NAS PEMBIMBING: Ulangan 6:13
POKOK-POKOK DOA:
1 Memohon Tuhan Allah meneguhkan dan mengokohkan perjuangan dan pengharapan iman agar tetap setia dan taat hidup Takut Akan Tuhan orang beriman.
2. Memohon agar supaya tidak jatuh ke dalam dosa oleh karena mulut/perkataan.
3. Memohon agar hikmat kiranya menuntun orang percaya melakukan yang benar di hadapan Tuhan.
TATA IBADAH YANG DIUSULKAN:
HARI MINGGU BENTUK III
NYANYIAN YANG DIUSULKAN
Nyanyian Masuk: KJ.No.5. “Tuhan Allah, Nama-Mu”
Nas Pemb: KJ.No.7. “Ya Tuhan, Kami Puji Nama-Mu Besar”
Pengakuan Dosa: NKB.No.10. ” Dari Kungkungan Malam Gelap”

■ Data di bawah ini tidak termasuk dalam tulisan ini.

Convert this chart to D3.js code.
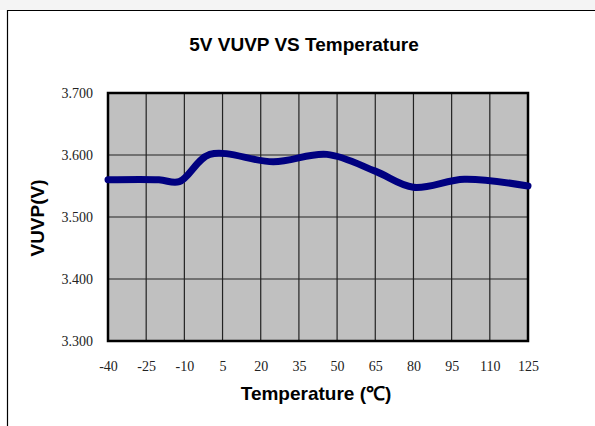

Pemberitaan Anugerah Allah: NNBT.No.7. “Mari Puji Tuhan Yesus”
Ses Pembacaan Alkitab: KJ.No.51. “Kitab Suci Hartaku”
Persembahan: NNBT.No.15. “Hai Seluruh Umat Tuhan”
Nyayian Penutup: NNBT.No.24. “Kuasa-Mu Tuhan S’lalu Kurasakan”
ATRIBUT:
Warna Dasar Hijau dengan Simbol Salib dan Perahu di atas Gelombang.